>>>

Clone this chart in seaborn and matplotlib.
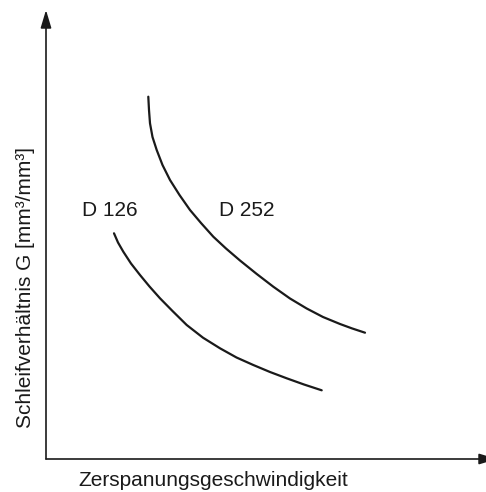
import numpy as np
import pandas as pd
import seaborn as sns
import matplotlib.pyplot as plt

# curve points (arbitrary units, no ticks in the original)
d252_x = [102.3, 103.0, 104.0, 106.5, 110.7, 116.5, 124.0, 133.5, 144.0, 155.0,
          167.3, 180.0, 194.0, 210.5, 227.3, 244.0, 260.7, 277.0, 294.0, 306.0, 319.0]
d252_y = [362.3, 349.0, 335.7, 322.0, 309.0, 294.0, 279.0, 264.0, 249.0, 236.0,
          222.3, 210.5, 198.5, 185.2, 172.3, 160.5, 150.5, 142.0, 135.0, 130.6, 126.3]
d126_x = [68.0, 72.0, 77.3, 85.0, 94.0, 103.5, 114.0, 126.5, 140.7, 157.0,
          174.0, 190.5, 207.3, 224.0, 240.7, 258.0, 275.7]
d126_y = [225.7, 216.5, 207.3, 195.5, 184.0, 172.5, 160.7, 148.0, 134.0, 121.3,
          110.7, 101.5, 94.0, 87.0, 80.7, 74.5, 68.7]
labels = ["D 126", "D 252"]
label_x = [64, 201]
label_y = [248.5, 248.5]

sns.set_style("white")
plt.rcParams['font.family'] = ['Liberation Sans', 'DejaVu Sans']

df = pd.concat([
    pd.DataFrame({"x": d126_x, "y": d126_y, "grain": "D 126"}),
    pd.DataFrame({"x": d252_x, "y": d252_y, "grain": "D 252"}),
])

ink = "#1a1a1a"
fig = plt.figure(figsize=(4.86, 4.92), dpi=100)
ax = fig.add_axes([46 / 486, 33 / 492, 440 / 486, 449 / 492])

sns.lineplot(data=df, x="x", y="y", units="grain", estimator=None, sort=False,
             color=ink, linewidth=1.6, ax=ax)

for lab, lx, ly in zip(labels, label_x, label_y):
    ax.text(lx, ly, lab, fontsize=15, color=ink, ha="center", va="center")

ax.set_xlim(0, 440)
ax.set_ylim(0, 449)
ax.set_xticks([])
ax.set_yticks([])
ax.set_xlabel("")
ax.set_ylabel("")
for s in ax.spines.values():
    s.set_visible(False)

# axes drawn as arrows
arrow = dict(arrowstyle="-|>,head_length=0.6,head_width=0.18", color=ink, lw=1.2,
             mutation_scale=18, shrinkA=0, shrinkB=0)
ax.annotate("", xy=(0, 1.0), xytext=(0, 0), xycoords="axes fraction",
            arrowprops=arrow, annotation_clip=False)
ax.annotate("", xy=(1.025, 0), xytext=(0, 0), xycoords="axes fraction",
            arrowprops=arrow, annotation_clip=False)

ax.text(0.3795, -0.0468, "Zerspanungsgeschwindigkeit", transform=ax.transAxes,
        fontsize=15, color=ink, ha="center", va="center")
ax.text(-0.0455, 0.381, "Schleifverhältnis G [mm³/mm³]", transform=ax.transAxes,
        fontsize=15, color=ink, ha="center", va="center", rotation=90)

fig.savefig("out.png", dpi=100)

<<<

## TASK TO COMPLETE
Filter out all lines lacking the word "seaborn" and copy the rest.

## THE ANSWER
Clone this chart in seaborn and matplotlib.
import seaborn as sns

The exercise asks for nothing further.